§ Direction
Leaving out every picture, retype the lines below from the top through the one that contains "(title) at (328,236)".

§ Dataset excerpt
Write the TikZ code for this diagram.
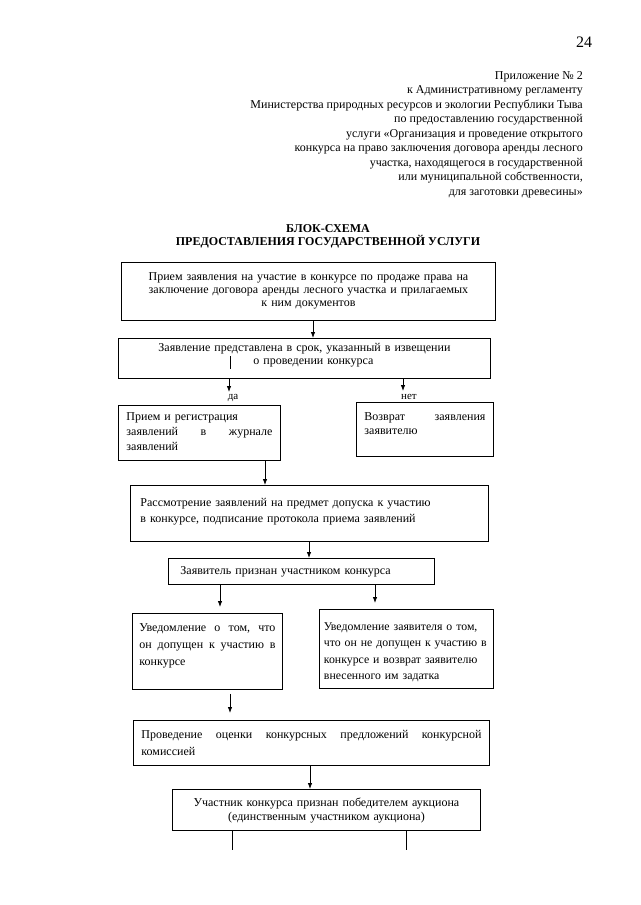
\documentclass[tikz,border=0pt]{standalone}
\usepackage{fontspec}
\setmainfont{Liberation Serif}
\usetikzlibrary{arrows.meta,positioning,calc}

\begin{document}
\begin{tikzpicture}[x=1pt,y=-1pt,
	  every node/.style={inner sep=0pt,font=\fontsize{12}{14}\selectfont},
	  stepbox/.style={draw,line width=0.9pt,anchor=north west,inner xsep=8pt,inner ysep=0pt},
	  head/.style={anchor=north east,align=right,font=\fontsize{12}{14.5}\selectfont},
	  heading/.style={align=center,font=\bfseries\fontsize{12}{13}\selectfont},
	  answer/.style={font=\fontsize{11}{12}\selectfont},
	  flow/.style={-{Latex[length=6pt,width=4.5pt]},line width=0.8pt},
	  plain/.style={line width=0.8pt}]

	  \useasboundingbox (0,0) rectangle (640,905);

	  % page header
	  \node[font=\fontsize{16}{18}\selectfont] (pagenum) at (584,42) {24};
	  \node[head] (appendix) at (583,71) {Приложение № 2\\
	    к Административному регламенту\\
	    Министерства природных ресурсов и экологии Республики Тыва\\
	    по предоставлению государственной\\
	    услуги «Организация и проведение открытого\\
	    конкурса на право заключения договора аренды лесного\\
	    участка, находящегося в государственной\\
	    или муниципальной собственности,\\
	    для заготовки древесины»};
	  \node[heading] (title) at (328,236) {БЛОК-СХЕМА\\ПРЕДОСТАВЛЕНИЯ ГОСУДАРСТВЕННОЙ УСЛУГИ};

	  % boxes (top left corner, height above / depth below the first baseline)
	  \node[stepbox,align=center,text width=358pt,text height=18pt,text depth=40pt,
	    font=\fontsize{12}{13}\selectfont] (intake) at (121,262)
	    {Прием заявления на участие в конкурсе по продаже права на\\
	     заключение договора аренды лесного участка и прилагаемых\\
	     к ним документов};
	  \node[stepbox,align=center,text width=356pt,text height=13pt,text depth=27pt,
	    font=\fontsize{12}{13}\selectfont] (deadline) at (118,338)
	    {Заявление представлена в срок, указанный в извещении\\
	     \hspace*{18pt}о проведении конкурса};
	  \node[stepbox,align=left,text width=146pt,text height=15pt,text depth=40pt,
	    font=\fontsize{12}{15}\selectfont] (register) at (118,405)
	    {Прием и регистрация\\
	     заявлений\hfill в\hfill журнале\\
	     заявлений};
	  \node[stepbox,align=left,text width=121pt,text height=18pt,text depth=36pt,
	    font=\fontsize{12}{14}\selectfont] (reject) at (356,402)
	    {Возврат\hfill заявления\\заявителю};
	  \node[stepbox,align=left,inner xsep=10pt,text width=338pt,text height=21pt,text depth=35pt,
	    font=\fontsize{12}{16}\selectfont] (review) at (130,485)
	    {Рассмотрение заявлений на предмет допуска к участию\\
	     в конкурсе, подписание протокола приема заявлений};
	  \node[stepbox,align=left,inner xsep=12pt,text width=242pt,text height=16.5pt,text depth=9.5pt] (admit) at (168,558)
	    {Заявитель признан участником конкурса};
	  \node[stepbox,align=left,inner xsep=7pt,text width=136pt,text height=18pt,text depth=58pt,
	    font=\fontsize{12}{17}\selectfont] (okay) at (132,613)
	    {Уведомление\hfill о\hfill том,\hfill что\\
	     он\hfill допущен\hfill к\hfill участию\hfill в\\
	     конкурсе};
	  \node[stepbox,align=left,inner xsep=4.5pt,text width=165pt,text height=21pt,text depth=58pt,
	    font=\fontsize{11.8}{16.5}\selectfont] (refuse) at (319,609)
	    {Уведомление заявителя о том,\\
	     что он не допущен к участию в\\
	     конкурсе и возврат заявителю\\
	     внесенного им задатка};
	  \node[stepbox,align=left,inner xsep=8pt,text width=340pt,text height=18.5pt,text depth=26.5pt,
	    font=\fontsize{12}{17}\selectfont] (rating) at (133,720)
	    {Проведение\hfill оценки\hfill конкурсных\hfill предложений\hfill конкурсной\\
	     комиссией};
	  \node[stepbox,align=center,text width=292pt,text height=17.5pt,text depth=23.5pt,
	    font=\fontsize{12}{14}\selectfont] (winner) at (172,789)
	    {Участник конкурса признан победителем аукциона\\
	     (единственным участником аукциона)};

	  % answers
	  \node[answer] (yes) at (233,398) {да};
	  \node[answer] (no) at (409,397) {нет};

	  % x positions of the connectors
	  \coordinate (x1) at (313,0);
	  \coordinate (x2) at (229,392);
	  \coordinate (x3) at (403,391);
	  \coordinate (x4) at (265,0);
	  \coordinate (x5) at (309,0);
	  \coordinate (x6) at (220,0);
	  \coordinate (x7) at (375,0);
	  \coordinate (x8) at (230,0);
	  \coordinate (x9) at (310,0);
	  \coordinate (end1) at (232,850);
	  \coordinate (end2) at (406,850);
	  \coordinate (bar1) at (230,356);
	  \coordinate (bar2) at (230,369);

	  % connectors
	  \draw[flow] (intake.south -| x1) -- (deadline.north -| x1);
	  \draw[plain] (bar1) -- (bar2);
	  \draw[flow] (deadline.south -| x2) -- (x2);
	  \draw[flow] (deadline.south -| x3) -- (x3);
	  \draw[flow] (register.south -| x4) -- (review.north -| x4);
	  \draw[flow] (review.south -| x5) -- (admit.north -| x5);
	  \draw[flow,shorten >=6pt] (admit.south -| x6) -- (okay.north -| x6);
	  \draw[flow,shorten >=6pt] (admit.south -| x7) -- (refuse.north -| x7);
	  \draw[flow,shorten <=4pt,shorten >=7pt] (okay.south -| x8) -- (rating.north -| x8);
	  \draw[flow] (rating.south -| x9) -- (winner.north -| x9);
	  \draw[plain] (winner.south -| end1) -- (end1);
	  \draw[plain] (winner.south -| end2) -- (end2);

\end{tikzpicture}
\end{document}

§ Complete response
Write the TikZ code for this diagram.
\documentclass[tikz,border=0pt]{standalone}
\usepackage{fontspec}
\setmainfont{Liberation Serif}
\usetikzlibrary{arrows.meta,positioning,calc}

\begin{document}
\begin{tikzpicture}[x=1pt,y=-1pt,
	  every node/.style={inner sep=0pt,font=\fontsize{12}{14}\selectfont},
	  stepbox/.style={draw,line width=0.9pt,anchor=north west,inner xsep=8pt,inner ysep=0pt},
	  head/.style={anchor=north east,align=right,font=\fontsize{12}{14.5}\selectfont},
	  heading/.style={align=center,font=\bfseries\fontsize{12}{13}\selectfont},
	  answer/.style={font=\fontsize{11}{12}\selectfont},
	  flow/.style={-{Latex[length=6pt,width=4.5pt]},line width=0.8pt},
	  plain/.style={line width=0.8pt}]

	  \useasboundingbox (0,0) rectangle (640,905);

	  % page header
	  \node[font=\fontsize{16}{18}\selectfont] (pagenum) at (584,42) {24};
	  \node[head] (appendix) at (583,71) {Приложение № 2\\
	    к Административному регламенту\\
	    Министерства природных ресурсов и экологии Республики Тыва\\
	    по предоставлению государственной\\
	    услуги «Организация и проведение открытого\\
	    конкурса на право заключения договора аренды лесного\\
	    участка, находящегося в государственной\\
	    или муниципальной собственности,\\
	    для заготовки древесины»};
	  \node[heading] (title) at (328,236) {БЛОК-СХЕМА\\ПРЕДОСТАВЛЕНИЯ ГОСУДАРСТВЕННОЙ УСЛУГИ};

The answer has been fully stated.